Arafura Swamp Indigenous Protected Area (IPA)
Image credit: © David Hancock
The centrepiece of ASRAC’s 1.4 million-hectare IPA is a vast, pristine wetland. Known to Traditional Owners as Gurruwiling, the Arafura Swamp sits within a basin covering nearly 1000 square kilometres. Tall tropical forests, savanna woodlands and weathered sandstone plateau provide an elaborate mosaic across the surrounding catchment. Spring-feed waterways arising in the uplands feed into the swamp and in turn the sinuous Goyder River draining into Castlereagh Bay.
The greater Arafura Swamp catchment and region has some of the NT’s richest and most extensive rainforests, supports an abundance of threatened, rare, or little-known wildlife, and includes the major biogeographic corridor of the Mitchell and Parsons Ranges. Most of the catchment is listed on the Register of the National Estate while the central swamp is listed as a Wetland of National Importance. Twenty-seven nationally listed Threatened Species are known or predicted to occur in the proposed IPA including the Eastern Curlew, Northern Quoll, Northern Hopping-mouse, Gouldian Finch, and Masked Owl.
The entire Arafura Swamp and catchment share an unbroken history of Aboriginal ownership and management. Traditional connections to country remain largely intact and many landowners still reside on outstations, living from and protecting their ancestral estates. Beyond conservation, the Arafura Swamp IPA will deliver social and cultural benefits to remote Indigenous Australians including employment as land and sea rangers, support for language and cultural activities, protection of significant sites, and the preservation of traditional ecological knowledge.
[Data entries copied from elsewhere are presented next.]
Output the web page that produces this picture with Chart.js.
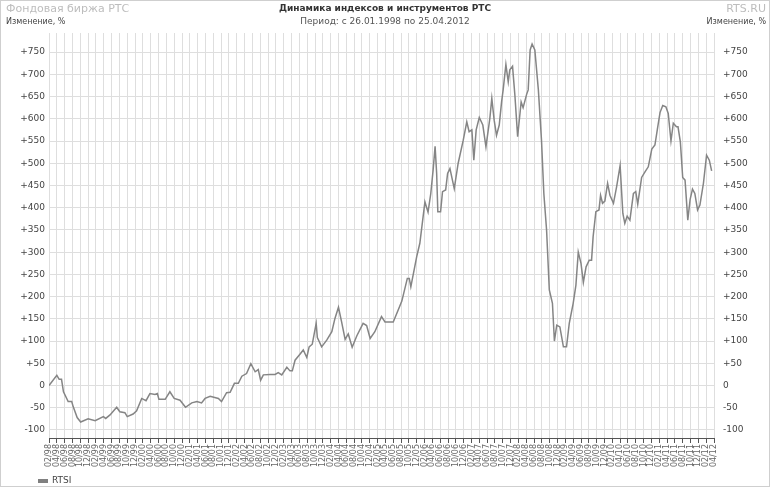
<!DOCTYPE html>
<html lang="ru">
<head>
<meta charset="UTF-8">
<title>Динамика индексов и инструментов РТС</title>
<script src="https://cdn.jsdelivr.net/npm/chart.js"></script>
<style>
    html, body { margin: 0; padding: 0; background: #fff; }
    .chart-box { position: relative; width: 770px; height: 487px; }
</style>
</head>
<body>
<div class="chart-box"><canvas id="rtsChart"></canvas></div>
<script>
    // RTSI, change since 26.01.1998 in %; x = months counted from 02/98
    const rtsiMonth = [
        0, 2.0, 2.6, 3.2, 3.7, 4.9, 5.8, 6.2, 7.2, 8.1, 10.0, 11.8, 13.9, 14.5, 15.6, 17.3, 18.1, 19.4, 20.0, 21.5,
        22.4, 23.7, 24.8, 25.8, 27.1, 27.7, 28.1, 29.7, 30.9, 32.0, 33.5, 34.9, 36.5, 37.8, 39.0, 39.9, 41.2, 43.3, 44.1, 45.4,
        46.3, 47.4, 48.4, 49.3, 50.5, 51.6, 52.7, 53.5, 54.1, 54.8, 56.5, 57.8, 58.6, 59.5, 60.8, 61.6, 62.2, 62.9, 64.2, 65.0,
        65.9, 66.5, 67.3, 68.3, 68.6, 69.7, 71.0, 72.3, 73.1, 74.0, 74.8, 75.7, 76.5, 77.5, 78.7, 80.3, 81.2, 82.1, 83.3, 85.0,
        85.9, 88.0, 88.9, 90.2, 91.6, 92.1, 92.5, 94.0, 94.8, 96.1, 96.9, 97.6, 98.2, 98.7, 99.1, 99.4, 100.1, 100.6, 101.4, 101.9,
        102.5, 103.6, 104.6, 105.9, 106.8, 107.4, 108.1, 108.6, 109.2, 110.0, 110.9, 111.7, 112.7, 113.2, 113.8, 114.4, 115.1, 115.7, 116.1, 116.8,
        117.4, 117.8, 118.5, 119.1, 119.8, 120.7, 121.2, 122.1, 122.5, 123.0, 123.5, 124.2, 125.1, 125.9, 126.5, 127.2, 127.9, 128.7, 129.2, 129.8,
        130.6, 131.5, 132.3, 133.0, 134.0, 134.7, 135.3, 136.0, 136.6, 137.3, 138.1, 138.7, 139.1, 139.8, 140.6, 141.0, 141.5, 142.1, 142.8, 143.4,
        144.3, 145.1, 146.0, 146.7, 147.2, 147.8, 148.5, 149.4, 150.0, 150.5, 151.5, 152.4, 153.2, 154.1, 154.9, 155.5, 156.2, 156.9, 157.7, 158.3,
        159.0, 159.6, 160.4, 160.8, 161.4, 162.0, 162.6, 163.3, 163.9, 164.5, 165.1, 165.8, 166.4, 167.3, 168.1, 168.8, 169.4
    ];
    const rtsiChange = [
        0, 23, 14, 14, -14, -36, -36, -48, -72, -82, -75, -79, -70, -74, -66, -49, -59, -61, -70, -64,
        -57, -29, -34, -18, -20, -18, -31, -31, -14, -29, -33, -49, -39, -36, -39, -29, -24, -29, -36, -16,
        -15, 5, 5, 21, 27, 49, 31, 36, 12, 24, 25, 25, 29, 24, 41, 33, 33, 57, 71, 80,
        63, 87, 93, 140, 108, 87, 102, 121, 151, 176, 143, 104, 116, 86, 112, 140, 135, 106, 121, 155,
        143, 143, 162, 190, 241, 241, 222, 290, 320, 413, 390, 432, 485, 538, 477, 391, 391, 436, 440, 477,
        488, 443, 500, 552, 593, 571, 575, 507, 575, 603, 586, 537, 601, 646, 597, 563, 586, 638, 665, 722,
        683, 710, 718, 653, 560, 638, 625, 655, 665, 755, 768, 755, 665, 552, 432, 350, 215, 185, 100, 136,
        132, 87, 87, 140, 185, 226, 300, 275, 232, 267, 282, 282, 335, 391, 395, 428, 410, 415, 455, 428,
        410, 447, 495, 387, 365, 381, 372, 432, 436, 408, 468, 481, 492, 532, 541, 575, 614, 630, 627, 612,
        550, 590, 582, 582, 548, 468, 462, 372, 419, 442, 432, 395, 406, 455, 518, 507, 483
    ];
    const yTicks = [-100, -50, 0, 50, 100, 150, 200, 250, 300, 350, 400, 450, 500, 550, 600, 650, 700, 750];
    const xFirst = 0;    // 02/98
    const xLast = 170;   // 04/12
    const xStep = 2;

    const font = 'DejaVu Sans';

    function monthLabel(m) {
        const mon = (m + 1) % 12 + 1;
        const year = (1998 + Math.floor((m + 1) / 12)) % 100;
        return String(mon).padStart(2, '0') + '/' + String(year).padStart(2, '0');
    }

    function yLabel(v) {
        return v > 0 ? '+' + v : String(v);
    }

    function setYTicks(scale) {
        scale.ticks = yTicks.map(v => ({ value: v }));
    }

    // header texts, legend and frame
    const decorations = {
        id: 'decorations',
        afterDraw(chart) {
            const c = chart.ctx;
            const w = chart.width;
            c.save();
            c.textBaseline = 'middle';

            c.fillStyle = '#bdbdbd';
            c.font = '11px "' + font + '"';
            c.textAlign = 'left';
            c.fillText('Фондовая биржа РТС', 6, 9);
            c.textAlign = 'right';
            c.fillText('RTS.RU', w - 4, 9);

            c.fillStyle = '#333';
            c.font = 'bold 9px "' + font + '"';
            c.textAlign = 'center';
            c.fillText('Динамика индексов и инструментов РТС', 385, 9);
            c.fillStyle = '#555';
            c.font = '9px "' + font + '"';
            c.fillText('Период: с 26.01.1998 по 25.04.2012', 385, 22);

            c.font = '8px "' + font + '"';
            c.fillStyle = '#444';
            c.textAlign = 'left';
            c.fillText('Изменение, %', 6, 22);
            c.textAlign = 'right';
            c.fillText('Изменение, %', w - 4, 22);

            // legend
            c.fillStyle = '#808080';
            c.fillRect(38, 479, 10, 4);
            c.fillStyle = '#444';
            c.font = '9px "' + font + '"';
            c.textAlign = 'left';
            c.fillText('RTSI', 52, 481);

            c.strokeStyle = '#cfcfcf';
            c.lineWidth = 1;
            c.strokeRect(0.5, 0.5, w - 1, chart.height - 1);
            c.restore();
        }
    };

    const ctx = document.getElementById('rtsChart').getContext('2d');
    new Chart(ctx, {
        type: 'line',
        data: {
            datasets: [{
                label: 'RTSI',
                data: rtsiMonth.map((m, i) => ({ x: m, y: rtsiChange[i] })),
                borderColor: '#858585',
                borderWidth: 1.5,
                pointRadius: 0,
                tension: 0,
                yAxisID: 'y'
            }]
        },
        options: {
            responsive: true,
            maintainAspectRatio: false,
            animation: false,
            devicePixelRatio: 1,
            layout: { padding: { top: 33, bottom: 11, left: 0, right: 0 } },
            plugins: {
                legend: { display: false },
                tooltip: { enabled: false }
            },
            scales: {
                x: {
                    type: 'linear',
                    min: xFirst,
                    max: xLast,
                    afterBuildTicks: s => {
                        const t = [];
                        for (let m = xFirst; m <= xLast; m += xStep) t.push({ value: m });
                        s.ticks = t;
                    },
                    afterFit: s => { s.height = 38; },
                    grid: { color: '#dedede', tickColor: '#555', tickLength: 5 },
                    border: { color: '#555', width: 1 },
                    ticks: {
                        autoSkip: false,
                        minRotation: 90,
                        maxRotation: 90,
                        padding: 1,
                        color: '#666',
                        font: { family: font, size: 8 },
                        callback: v => monthLabel(v)
                    }
                },
                y: {
                    position: 'left',
                    min: -118,
                    max: 793,
                    afterBuildTicks: setYTicks,
                    afterFit: s => { s.width = 49; },
                    grid: { color: '#dedede', drawTicks: false },
                    border: { display: false },
                    ticks: {
                        padding: 4,
                        color: '#444',
                        font: { family: font, size: 9 },
                        callback: v => yLabel(v)
                    }
                },
                y2: {
                    position: 'right',
                    min: -118,
                    max: 793,
                    afterBuildTicks: setYTicks,
                    afterFit: s => { s.width = 56; },
                    grid: { display: false, drawTicks: false },
                    border: { display: false },
                    ticks: {
                        padding: 9,
                        color: '#444',
                        font: { family: font, size: 9 },
                        callback: v => yLabel(v)
                    }
                }
            }
        },
        plugins: [decorations]
    });
</script>
</body>
</html>
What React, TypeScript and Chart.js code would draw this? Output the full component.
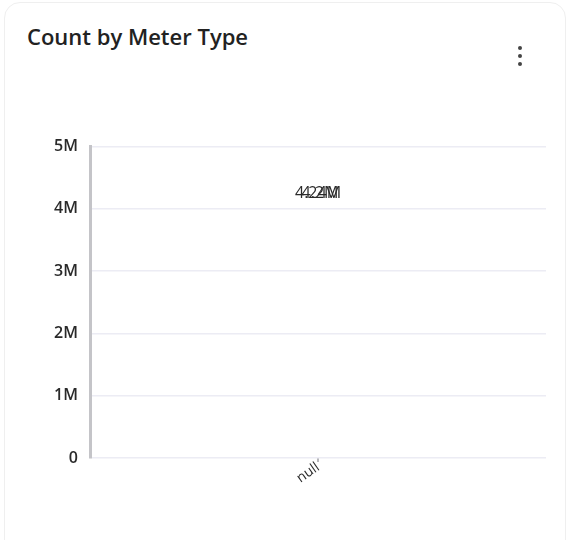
import React, { useEffect, useRef } from "react";
import { Chart, registerables } from "chart.js";

Chart.register(...registerables);

const categories = ["null"];
const countValues = [4240000];
const dataLabels = ["4.24M"];
const overlapLabels = ["4.2M"];
const yTicks = [0, 1000000, 2000000, 3000000, 4000000, 5000000];
const yTickLabels = ["0", "1M", "2M", "3M", "4M", "5M"];

const FONT = "'Open Sans', 'Noto Sans', Arial, sans-serif";

const labelPlugin = {
  id: "valueLabels",
  afterDatasetsDraw(chart: any) {
    const ctx = chart.ctx;
    const meta = chart.getDatasetMeta(0);
    ctx.save();
    ctx.font = "16px 'Open Sans', Arial, sans-serif";
    ctx.fillStyle = "#2a2a2a";
    ctx.textAlign = "center";
    ctx.textBaseline = "middle";
    meta.data.forEach((el: any, i: number) => {
      ctx.fillText(dataLabels[i], el.x, el.y);
      ctx.fillText(overlapLabels[i], el.x + 2, el.y);
    });
    ctx.restore();
  },
};

export default function App() {
  const ref = useRef<HTMLCanvasElement | null>(null);
  useEffect(() => {
    if (!ref.current) return;
    const chart = new Chart(ref.current, {
      type: "bar",
      data: {
        labels: categories,
        datasets: [
          {
            label: "Count",
            data: countValues,
            backgroundColor: "rgba(0,0,0,0)",
            borderWidth: 0,
          },
        ],
      },
      options: {
        animation: false,
        responsive: false,
        maintainAspectRatio: false,
        layout: { padding: 0 },
        plugins: {
          legend: { display: false },
          tooltip: { enabled: false },
        },
        scales: {
          x: {
            grid: {
              display: true,
              offset: false,
              drawOnChartArea: false,
              drawTicks: true,
              tickLength: 4,
              color: "#b8b8bc",
              lineWidth: 2,
            },
            border: { display: false },
            ticks: {
              font: { family: FONT, size: 14 },
              color: "#2a2a2a",
              minRotation: 35,
              maxRotation: 35,
              padding: -3,
            },
            afterFit: (s: any) => {
              s.height = 50;
            },
          },
          y: {
            min: 0,
            max: 5000000,
            afterBuildTicks: (s: any) => {
              s.ticks = yTicks.map((v) => ({ value: v }));
            },
            ticks: {
              font: { family: FONT, size: 16, weight: 600 },
              color: "#2a2a2a",
              padding: 12,
              callback: (v: any) => yTickLabels[yTicks.indexOf(Number(v))] ?? "",
            },
            grid: { color: "#ececf4", drawTicks: false, lineWidth: 1.5 },
            border: { display: true, color: "#c4c4c8", width: 3 },
            afterFit: (s: any) => {
              s.width = 40;
            },
          },
        },
      },
      plugins: [labelPlugin],
    });
    return () => chart.destroy();
  }, []);

  return (
    <div
      style={{
        position: "absolute",
        left: 4,
        top: 2,
        width: 562,
        height: 560,
        border: "1.5px solid #efefef",
        borderRadius: 16,
        background: "#fff",
        boxSizing: "border-box",
        fontFamily: FONT,
      }}
    >
      <div
        style={{
          position: "absolute",
          left: 22,
          top: 18,
          fontSize: 22,
          fontWeight: 600,
          color: "#222",
          fontFamily: FONT,
          letterSpacing: 0,
        }}
      >
        Count by Meter Type
      </div>
      <div
        style={{
          position: "absolute",
          left: 513,
          top: 43,
          display: "flex",
          flexDirection: "column",
          gap: 4,
        }}
      >
        {[0, 1, 2].map((i) => (
          <div
            key={i}
            style={{ width: 4, height: 4, borderRadius: 2, background: "#444" }}
          />
        ))}
      </div>
      <canvas
        ref={ref}
        width={496}
        height={383}
        style={{ position: "absolute", left: 45, top: 122, width: 496, height: 383 }}
      />
    </div>
  );
}
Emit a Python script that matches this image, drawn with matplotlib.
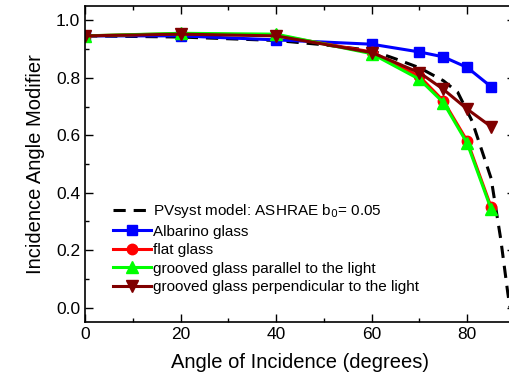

The Arafura Swamp IPA was approved on the 7th of August 2025 and now we move to the exciting phase of actioning our new ASRAC IPA Plan of management, developed over years of consultation with the area’s Traditional Owners. To celebrate we plan to dedicate our IPA on 22 October 2025.
ASRAC’s collaboration with Bush Heritage Australia on Healthy Country planning has been foundational to the success of the IPA. With support from Tamarind Planning, the ASRAC Healthy Country Plan 2025-2035 has been adapted to meet IPA requirements, while the integrated Intercultural Monitoring, Evaluation, and Planning (IMEP) project provides a framework for adaptive management and accountability.

Twenty-seven nationally listed Threatened Species are known or predicted to occur within the proposed IPA including the pictured Gouldian Finch.

Healthy Country Plan IPA Edition 2025-2035
We know that the land needs its people to care for it and to keep it healthy. In the same way we know that caring for the country keeps us healthy – physically, spiritually and mentally.